- WRITTEN REQUEST -
Using the listing below, copy every line that mentions "chart".

- SUPPLIED RECORDS -

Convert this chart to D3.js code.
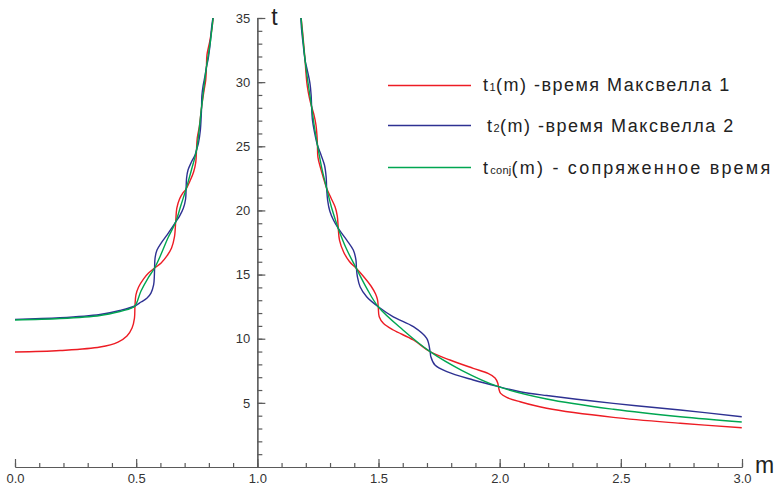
<!DOCTYPE html>
<html>
<head>
<meta charset="utf-8" />
<style>
  body { margin: 0; background: #fff; }
  svg { display: block; font-family: "Liberation Sans", Arial, sans-serif; }
  .axis path, .axis line { stroke: #5a5a5a; stroke-width: 1.2; }
  .axis text { fill: #333; font-size: 13px; }
  .curve { fill: none; stroke-width: 1.4; }
  .legend text { font-size: 18px; fill: #222; }
</style>
</head>
<body>
<div id="chart"></div>
<script src="https://cdn.jsdelivr.net/npm/d3@7"></script>
<script>
// [m, t] points, ordered along each curve
var t1Left = [[0,8.96],[0.186,9.08],[0.351,9.35],[0.425,9.74],[0.462,10.21],[0.483,10.83],[0.493,11.61],[0.495,12.55],
  [0.499,13.41],[0.510,14.03],[0.530,14.65],[0.551,15.12],[0.576,15.51],[0.603,15.90],[0.627,16.45],[0.646,17.07],
  [0.658,17.93],[0.663,19.10],[0.668,20.19],[0.679,20.89],[0.693,21.36],[0.706,21.67],[0.722,22.29],[0.737,22.99],
  [0.746,23.77],[0.749,24.71],[0.752,25.64],[0.761,26.58],[0.770,28.06],[0.779,29.23],[0.787,30.16],[0.790,31.18],
  [0.792,32.11],[0.803,33.12],[0.813,34.21],[0.819,35.31]];
var t2Left = [[0,11.51],[0.186,11.63],[0.351,11.89],[0.433,12.20],[0.495,12.55],[0.520,12.86],[0.544,13.15],[0.561,13.56],
  [0.572,14.19],[0.575,14.89],[0.576,15.51],[0.578,16.29],[0.586,16.91],[0.603,17.46],[0.627,18.08],[0.650,18.71],
  [0.663,19.10],[0.679,19.56],[0.695,20.19],[0.704,20.89],[0.706,21.67],[0.708,22.52],[0.714,23.15],[0.728,23.77],
  [0.743,24.32],[0.749,24.71],[0.757,25.25],[0.765,26.27],[0.768,27.20],[0.770,28.06],[0.771,28.92],[0.776,29.70],
  [0.784,30.48],[0.790,31.18],[0.797,31.80],[0.806,33.12],[0.811,34.21],[0.819,35.31]];
var tConjLeft = [[0,11.46],[0.186,11.57],[0.351,11.81],[0.433,12.12],[0.475,12.35],[0.495,12.55],[0.520,13.72],
  [0.549,14.73],[0.576,15.51],[0.603,16.60],[0.631,17.85],[0.663,19.10],[0.685,20.42],[0.706,21.67],[0.728,23.15],
  [0.749,24.71],[0.770,28.06],[0.790,31.18],[0.807,33.28],[0.819,35.31]];

var t1Right = [[1.179,35.31],[1.186,34.06],[1.192,32.81],[1.197,31.72],[1.201,30.63],[1.206,29.70],[1.215,28.76],
  [1.224,28.08],[1.234,27.43],[1.242,26.66],[1.246,25.88],[1.248,25.10],[1.250,24.16],[1.261,23.30],[1.274,22.45],
  [1.286,21.72],[1.304,20.97],[1.321,20.26],[1.330,19.56],[1.334,18.60],[1.339,17.69],[1.356,16.76],[1.380,16.02],
  [1.409,15.47],[1.440,14.81],[1.469,14.11],[1.488,13.48],[1.496,13.02],[1.499,12.49],[1.503,11.71],[1.520,11.20],
  [1.561,10.68],[1.644,9.90],[1.713,8.99],[1.795,8.34],[1.891,7.69],[1.952,7.29],[1.981,6.94],[1.992,6.55],
  [1.995,6.26],[1.998,6.00],[2.004,5.74],[2.029,5.43],[2.084,5.09],[2.194,4.58],[2.469,3.87],[2.745,3.41],[2.999,3.06]];
var t2Right = [[1.179,35.31],[1.182,34.22],[1.189,32.97],[1.197,31.72],[1.207,30.86],[1.217,29.93],[1.222,28.99],
  [1.224,28.08],[1.227,27.12],[1.235,26.19],[1.248,25.10],[1.263,24.32],[1.277,23.54],[1.284,22.60],[1.286,21.72],
  [1.290,20.81],[1.299,19.95],[1.314,19.25],[1.334,18.60],[1.369,17.69],[1.396,16.91],[1.407,16.13],[1.409,15.47],
  [1.413,14.83],[1.424,14.05],[1.451,13.27],[1.499,12.49],[1.561,11.71],[1.644,10.94],[1.699,10.03],[1.713,8.99],
  [1.716,8.60],[1.733,7.95],[1.782,7.43],[1.891,6.78],[1.995,6.26],[2.084,5.87],[2.194,5.57],[2.469,4.96],
  [2.745,4.44],[2.999,3.92]];
var tConjRight = [[1.179,35.31],[1.188,33.44],[1.197,31.72],[1.210,29.85],[1.224,28.08],[1.235,26.58],[1.248,25.10],
  [1.265,23.38],[1.286,21.72],[1.308,20.11],[1.334,18.60],[1.368,16.99],[1.409,15.47],[1.451,13.95],[1.499,12.49],
  [1.601,10.68],[1.713,8.99],[1.845,7.52],[1.995,6.26],[2.194,5.30],[2.469,4.50],[2.745,3.92],[2.999,3.51]];

var seriesColors = ["#ed1c24", "#2e3192", "#00a651"];
var legendParts = [["t", "1", "(m) -время Максвелла 1"],
                   ["t", "2", "(m) -время Максвелла 2"],
                   ["t", "conj", "(m) - сопряженное время"]];
var xTicks = [0, 0.5, 1, 1.5, 2, 2.5, 3];
var yTicks = [5, 10, 15, 20, 25, 30, 35];

var width = 775, height = 486;

var x = d3.scaleLinear().domain([0, 3]).range([15, 742]);
var y = d3.scaleLinear().domain([0, 35]).range([467, 18]);

var svg = d3.select('#chart').append('svg')
  .attr('width', width)
  .attr('height', height);

svg.append('clipPath').attr('id', 'plot')
  .append('rect')
  .attr('x', x(0)).attr('y', y(35))
  .attr('width', x(3) - x(0)).attr('height', y(0) - y(35));

// x axis: minor then major ticks, pointing up
svg.append('g').attr('class', 'axis')
  .attr('transform', 'translate(0,' + y(0) + ')')
  .call(d3.axisBottom(x).tickValues(d3.range(0, 31).map(function(i) { return i / 10; }))
    .tickSizeInner(-4).tickSizeOuter(0).tickFormat(''));
svg.append('g').attr('class', 'axis')
  .attr('transform', 'translate(0,' + y(0) + ')')
  .call(d3.axisBottom(x).tickValues(xTicks).tickSizeInner(-8).tickSizeOuter(0)
    .tickPadding(7).tickFormat(d3.format('.1f')));

// y axis at m = 1, ticks pointing right
svg.append('g').attr('class', 'axis')
  .attr('transform', 'translate(' + x(1) + ',0)')
  .call(d3.axisLeft(y).tickValues(d3.range(1, 36)).tickSizeInner(-5).tickSizeOuter(0).tickFormat(''));
svg.append('g').attr('class', 'axis')
  .attr('transform', 'translate(' + x(1) + ',0)')
  .call(d3.axisLeft(y).tickValues(yTicks).tickSizeInner(-8).tickSizeOuter(0).tickPadding(7));

svg.append('text').attr('x', x(1) + 14).attr('y', y(35) + 7)
  .style('font-size', '23px').style('fill', '#222').text('t');
svg.append('text').attr('x', x(3) + 13).attr('y', y(0) + 6)
  .style('font-size', '23px').style('fill', '#222').text('m');

var line = d3.line()
  .x(function(d) { return x(d[0]); })
  .y(function(d) { return y(d[1]); })
  .curve(d3.curveCatmullRom.alpha(0.5));

var curves = [
  { data: t1Left, c: 0 }, { data: t1Right, c: 0 },
  { data: t2Left, c: 1 }, { data: t2Right, c: 1 },
  { data: tConjLeft, c: 2 }, { data: tConjRight, c: 2 }
];

svg.append('g').attr('clip-path', 'url(#plot)')
  .selectAll('path')
  .data(curves)
  .enter()
  .append('path')
  .attr('class', 'curve')
  .attr('d', function(d) { return line(d.data); })
  .attr('stroke', function(d) { return seriesColors[d.c]; });

// legend
var legendY = [85.5, 125.5, 167.5];
var legendTextX = [483, 487, 483];
var legendTextDy = [5, 6, 6];
var legendSpacing = [1.5, 1.5, 2.2];

var legend = svg.append('g').attr('class', 'legend');
legendParts.forEach(function(p, i) {
  legend.append('line')
    .attr('x1', 388).attr('x2', 471)
    .attr('y1', legendY[i]).attr('y2', legendY[i])
    .attr('stroke', seriesColors[i]).attr('stroke-width', 1.6);
  var txt = legend.append('text')
    .attr('x', legendTextX[i]).attr('y', legendY[i] + legendTextDy[i])
    .style('letter-spacing', legendSpacing[i] + 'px');
  txt.append('tspan').text(p[0]);
  txt.append('tspan').style('font-size', '11px').style('letter-spacing', '0.3px').text(p[1]);
  txt.append('tspan').text(p[2]);
});
</script>
</body>
</html>
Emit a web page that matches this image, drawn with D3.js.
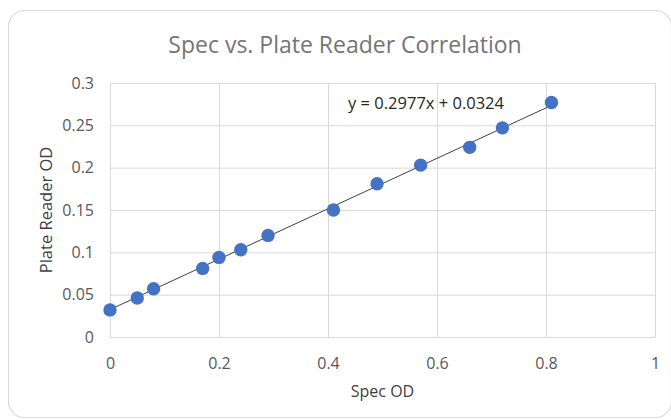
<!DOCTYPE html>
<html><head><meta charset="utf-8">
<script src="https://cdn.jsdelivr.net/npm/d3@7"></script>
<style>body{margin:0;background:#fff;} svg{display:block;}</style>
</head><body>
<svg id="chart" width="671" height="420"></svg>
<script>
const specOD = [0, 0.05, 0.08, 0.17, 0.2, 0.24, 0.29, 0.41, 0.49, 0.57, 0.66, 0.72, 0.81];
const plateOD = [0.032, 0.046, 0.057, 0.081, 0.094, 0.103, 0.120, 0.150, 0.181, 0.203, 0.224, 0.247, 0.277];
const xTicks = [0, 0.2, 0.4, 0.6, 0.8, 1];
const yTicks = [0, 0.05, 0.1, 0.15, 0.2, 0.25, 0.3];
const slope = 0.2977, intercept = 0.0324;
const title = "Spec vs. Plate Reader Correlation";
const xTitle = "Spec OD", yTitle = "Plate Reader OD";
const eqText = "y = 0.2977x + 0.0324";

const svg = d3.select("#chart");
const font = "'Open Sans', sans-serif";
svg.append("rect").attr("x",8.5).attr("y",10.5).attr("width",663).attr("height",407)
  .attr("rx",16).attr("fill","#fff").attr("stroke","#d9d9d9").attr("stroke-width",1.2);

const L=110, R=655, T=83, B=337;
const x = d3.scaleLinear().domain([0,1]).range([L,R]);
const y = d3.scaleLinear().domain([0,0.3]).range([B,T]);

// gridlines
svg.append("g").selectAll("line").data(yTicks).join("line")
  .attr("x1",L).attr("x2",R).attr("y1",d=>y(d)+0.5).attr("y2",d=>y(d)+0.5)
  .attr("stroke","#d9d9d9").attr("stroke-width",1);
svg.append("g").selectAll("line").data(xTicks).join("line")
  .attr("y1",T).attr("y2",B).attr("x1",d=>x(d)+0.5).attr("x2",d=>x(d)+0.5)
  .attr("stroke","#d9d9d9").attr("stroke-width",1);

// axes (labels only)
const xAxis = d3.axisBottom(x).tickValues(xTicks).tickSize(0).tickPadding(21).tickFormat(d3.format("~g"));
const gx = svg.append("g").attr("transform",`translate(0,${B})`).call(xAxis);
gx.select(".domain").attr("stroke","#d9d9d9");
gx.selectAll("text").attr("fill","#595959").style("font-family",font).style("font-size","16px");
const yAxis = d3.axisLeft(y).tickValues(yTicks).tickSize(0).tickPadding(16).tickFormat(d3.format("~g"));
const gy = svg.append("g").attr("transform",`translate(${L},0)`).call(yAxis);
gy.select(".domain").attr("stroke","#d9d9d9");
gy.selectAll("text").attr("fill","#595959").style("font-family",font).style("font-size","16px");

// trendline
const xs = d3.extent(specOD);
svg.append("line").attr("x1",x(xs[0])).attr("y1",y(slope*xs[0]+intercept))
  .attr("x2",x(xs[1])).attr("y2",y(slope*xs[1]+intercept))
  .attr("stroke","#404040").attr("stroke-width",1);

// points
svg.append("g").selectAll("circle").data(specOD.map((d,i)=>[d,plateOD[i]])).join("circle")
  .attr("cx",d=>x(d[0])).attr("cy",d=>y(d[1])).attr("r",6.7).attr("fill","#4472C4");

// equation
svg.append("text").attr("x",426).attr("y",109).attr("text-anchor","middle")
  .attr("fill","#262626").style("font-family",font).style("font-size","16.5px").text(eqText);

// title
svg.append("text").attr("x",345).attr("y",53).attr("text-anchor","middle")
  .attr("fill","#757575").style("font-family",font).style("font-size","23px").text(title);
// axis titles
svg.append("text").attr("x",x(0.5)).attr("y",397).attr("text-anchor","middle")
  .attr("fill","#404040").style("font-family",font).style("font-size","16px").text(xTitle);
svg.append("text").attr("transform","translate(52,210) rotate(-90)").attr("text-anchor","middle")
  .attr("fill","#404040").style("font-family",font).style("font-size","16.5px").text(yTitle);
</script>
</body></html>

- COMPLETED EXERCISE -
Convert this chart to D3.js code.
<div id="chart"></div>
var svg = d3.select('#chart').append('svg')
<svg id="chart" width="671" height="420"></svg>
const svg = d3.select("#chart");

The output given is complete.